Repeat the data below exactly, dropping any pictures it holds.

**COLLECTED MATERIAL**
━━━━━━

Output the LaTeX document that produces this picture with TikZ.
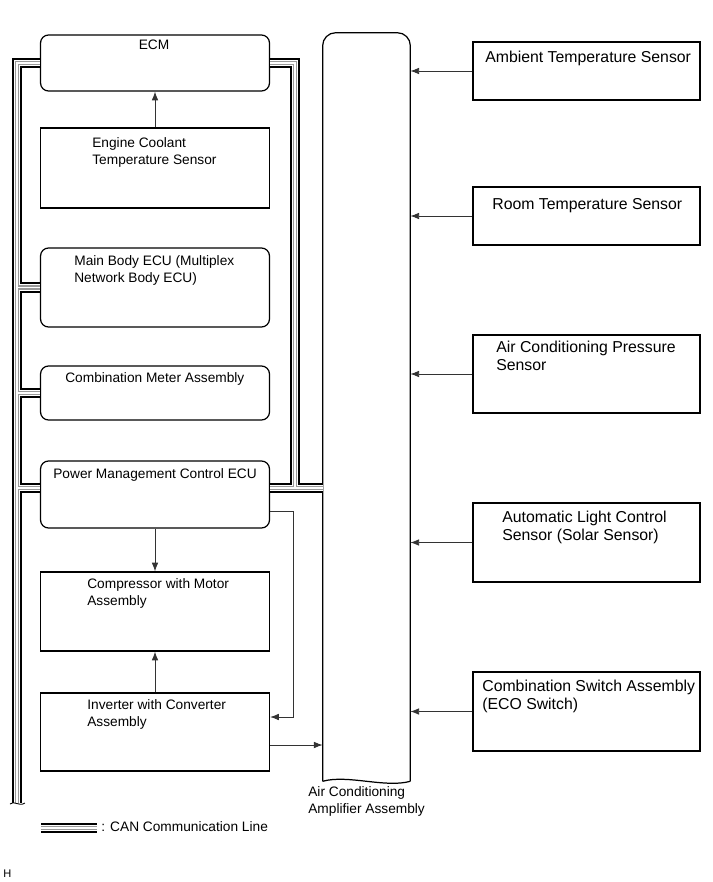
\documentclass[tikz,border=0pt]{standalone}
\usepackage{fontspec}
\setmainfont{Liberation Sans}
\usetikzlibrary{arrows.meta,calc}

\begin{document}
\begin{tikzpicture}[x=0.02cm,y=-0.02cm,>={Latex[length=5pt,width=3.8pt]},
	box/.style={draw,line width=0.7pt,inner sep=0,minimum width=4.58cm},
	rbox/.style={box,rounded corners=0.16cm},
	sbox/.style={box,minimum width=4.54cm},
	txt/.style={inner sep=0,anchor=base west,align=left,font=\fontsize{7.8}{9.4}\selectfont},
	txtr/.style={txt,font=\fontsize{9}{9.7}\selectfont},
	sig/.style={draw=black!80,line width=0.5pt},
	can0/.style={line width=6pt,black},
	can1/.style={line width=3.5pt,white},
	can2/.style={line width=2.3pt,black!40},
	can3/.style={line width=1.1pt,white}]
	\useasboundingbox (0,0) rectangle (713,882);

	% left column
	\node[rbox,minimum height=1.12cm] (ecm) at (155,63) {};
	\node[box,minimum height=1.6cm] (ect) at (155,168) {};
	\node[rbox,minimum height=1.58cm] (mbe) at (155,287.5) {};
	\node[rbox,minimum height=1.08cm] (cma) at (155,393) {};
	\node[rbox,minimum height=1.34cm] (pmc) at (155,494.5) {};
	\node[box,minimum height=1.58cm] (cmp) at (155,611.5) {};
	\node[box,minimum height=1.56cm] (inv) at (155,732) {};
	\node[txt,anchor=base] (ecm-t) at (154,50) {ECM};
	\node[txt] (ect-t) at (92,164) {Engine Coolant\\Temperature Sensor};
	\node[txt] (mbe-t) at (74,282) {Main Body ECU (Multiplex\\Network Body ECU)};
	\node[txt] (cma-t) at (65,382) {Combination Meter Assembly};
	\node[txt] (pmc-t) at (53,478) {Power Management Control ECU};
	\node[txt] (cmp-t) at (87,605) {Compressor with Motor\\Assembly};
	\node[txt] (inv-t) at (87,726) {Inverter with Converter\\Assembly};

	% amplifier
	\node[inner sep=0,minimum width=1.74cm,minimum height=14.96cm] (amp) at (366.5,407) {};
	\draw[line width=0.7pt,rounded corners=0.26cm] (amp.south west) -- (amp.north west) -- (amp.north east) -- (amp.south east);
	\draw[line width=0.7pt] (amp.south west) .. controls +(25,-7) and +(-25,7) .. (amp.south east);
	\node[txt] (amp-t) at (308,813) {Air Conditioning\\Amplifier Assembly};

	% sensors
	\node[sbox,minimum height=1.16cm] (amb) at (586.5,71) {};
	\node[sbox,minimum height=1.16cm] (rts) at (586.5,216) {};
	\node[sbox,minimum height=1.56cm] (acp) at (586.5,374) {};
	\node[sbox,minimum height=1.58cm] (sol) at (586.5,542.5) {};
	\node[sbox,minimum height=1.58cm] (csw) at (586.5,711.5) {};
	\node[txtr] (amb-t) at (485,63) {Ambient Temperature Sensor};
	\node[txtr] (rts-t) at (492,209) {Room Temperature Sensor};
	\node[txtr] (acp-t) at (496,370) {Air Conditioning Pressure\\Sensor};
	\node[txtr] (sol-t) at (502,540) {Automatic Light Control\\Sensor (Solar Sensor)};
	\node[txtr] (csw-t) at (482,709) {Combination Switch Assembly\\(ECO Switch)};

	% signal lines
	\draw[sig,->] (ect.north) -- (ecm.south);
	\draw[sig,->] (pmc.south) -- (cmp.north);
	\draw[sig,->] (inv.north) -- (cmp.south);
	\draw[sig,->] (pmc.east |- 0,511) -- (293,511) -- (293,717) -- (inv.east |- 0,717);
	\draw[sig,->] (inv.east |- 0,745) -- (amp.west |- 0,745);
	\foreach \s in {amb,rts,acp,sol,csw}
		\draw[sig,->] (\s.west) -- (\s.west -| amp.east);

	% CAN lines
	\coordinate (leg-a) at (41,828);
	\coordinate (leg-b) at (97,828);
	\foreach \s in {can0,can1,can2,can3} {
		\draw[\s] (ecm.west) -- (17,63) -- (17,803);
		\draw[\s] (mbe.west) -- (17,287.5);
		\draw[\s] (cma.west) -- (17,393);
		\draw[\s] (pmc.west |- 0,488) -- (17,488);
		\draw[\s] (ecm.east) -- (295,63) -- (295,488);
		\draw[\s] (pmc.east |- 0,488) -- (amp.west |- 0,488);
		\draw[\s] (leg-a) -- (leg-b);
	}
	\draw[line width=0.5pt] (10,804) .. controls (14,800) and (19,807) .. (25,803);
	\node[txt] (leg-t) at (101,831) {: CAN Communication Line};
	\node[inner sep=0,anchor=base west,font=\fontsize{6.3}{7}\selectfont] (hmark) at (3,877) {H};
\end{tikzpicture}
\end{document}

━━━━━━

**CORRECT ANSWER**
Output the LaTeX document that produces this picture with TikZ.
\documentclass[tikz,border=0pt]{standalone}
\usepackage{fontspec}
\setmainfont{Liberation Sans}
\usetikzlibrary{arrows.meta,calc}

\begin{document}
\begin{tikzpicture}[x=0.02cm,y=-0.02cm,>={Latex[length=5pt,width=3.8pt]},
	box/.style={draw,line width=0.7pt,inner sep=0,minimum width=4.58cm},
	rbox/.style={box,rounded corners=0.16cm},
	sbox/.style={box,minimum width=4.54cm},
	txt/.style={inner sep=0,anchor=base west,align=left,font=\fontsize{7.8}{9.4}\selectfont},
	txtr/.style={txt,font=\fontsize{9}{9.7}\selectfont},
	sig/.style={draw=black!80,line width=0.5pt},
	can0/.style={line width=6pt,black},
	can1/.style={line width=3.5pt,white},
	can2/.style={line width=2.3pt,black!40},
	can3/.style={line width=1.1pt,white}]
	\useasboundingbox (0,0) rectangle (713,882);

	% left column
	\node[rbox,minimum height=1.12cm] (ecm) at (155,63) {};
	\node[box,minimum height=1.6cm] (ect) at (155,168) {};
	\node[rbox,minimum height=1.58cm] (mbe) at (155,287.5) {};
	\node[rbox,minimum height=1.08cm] (cma) at (155,393) {};
	\node[rbox,minimum height=1.34cm] (pmc) at (155,494.5) {};
	\node[box,minimum height=1.58cm] (cmp) at (155,611.5) {};
	\node[box,minimum height=1.56cm] (inv) at (155,732) {};
	\node[txt,anchor=base] (ecm-t) at (154,50) {ECM};
	\node[txt] (ect-t) at (92,164) {Engine Coolant\\Temperature Sensor};
	\node[txt] (mbe-t) at (74,282) {Main Body ECU (Multiplex\\Network Body ECU)};
	\node[txt] (cma-t) at (65,382) {Combination Meter Assembly};
	\node[txt] (pmc-t) at (53,478) {Power Management Control ECU};
	\node[txt] (cmp-t) at (87,605) {Compressor with Motor\\Assembly};
	\node[txt] (inv-t) at (87,726) {Inverter with Converter\\Assembly};

	% amplifier
	\node[inner sep=0,minimum width=1.74cm,minimum height=14.96cm] (amp) at (366.5,407) {};
	\draw[line width=0.7pt,rounded corners=0.26cm] (amp.south west) -- (amp.north west) -- (amp.north east) -- (amp.south east);
	\draw[line width=0.7pt] (amp.south west) .. controls +(25,-7) and +(-25,7) .. (amp.south east);
	\node[txt] (amp-t) at (308,813) {Air Conditioning\\Amplifier Assembly};

	% sensors
	\node[sbox,minimum height=1.16cm] (amb) at (586.5,71) {};
	\node[sbox,minimum height=1.16cm] (rts) at (586.5,216) {};
	\node[sbox,minimum height=1.56cm] (acp) at (586.5,374) {};
	\node[sbox,minimum height=1.58cm] (sol) at (586.5,542.5) {};
	\node[sbox,minimum height=1.58cm] (csw) at (586.5,711.5) {};
	\node[txtr] (amb-t) at (485,63) {Ambient Temperature Sensor};
	\node[txtr] (rts-t) at (492,209) {Room Temperature Sensor};
	\node[txtr] (acp-t) at (496,370) {Air Conditioning Pressure\\Sensor};
	\node[txtr] (sol-t) at (502,540) {Automatic Light Control\\Sensor (Solar Sensor)};
	\node[txtr] (csw-t) at (482,709) {Combination Switch Assembly\\(ECO Switch)};

	% signal lines
	\draw[sig,->] (ect.north) -- (ecm.south);
	\draw[sig,->] (pmc.south) -- (cmp.north);
	\draw[sig,->] (inv.north) -- (cmp.south);
	\draw[sig,->] (pmc.east |- 0,511) -- (293,511) -- (293,717) -- (inv.east |- 0,717);
	\draw[sig,->] (inv.east |- 0,745) -- (amp.west |- 0,745);
	\foreach \s in {amb,rts,acp,sol,csw}
		\draw[sig,->] (\s.west) -- (\s.west -| amp.east);

	% CAN lines
	\coordinate (leg-a) at (41,828);
	\coordinate (leg-b) at (97,828);
	\foreach \s in {can0,can1,can2,can3} {
		\draw[\s] (ecm.west) -- (17,63) -- (17,803);
		\draw[\s] (mbe.west) -- (17,287.5);
		\draw[\s] (cma.west) -- (17,393);
		\draw[\s] (pmc.west |- 0,488) -- (17,488);
		\draw[\s] (ecm.east) -- (295,63) -- (295,488);
		\draw[\s] (pmc.east |- 0,488) -- (amp.west |- 0,488);
		\draw[\s] (leg-a) -- (leg-b);
	}
	\draw[line width=0.5pt] (10,804) .. controls (14,800) and (19,807) .. (25,803);
	\node[txt] (leg-t) at (101,831) {: CAN Communication Line};
	\node[inner sep=0,anchor=base west,font=\fontsize{6.3}{7}\selectfont] (hmark) at (3,877) {H};
\end{tikzpicture}
\end{document}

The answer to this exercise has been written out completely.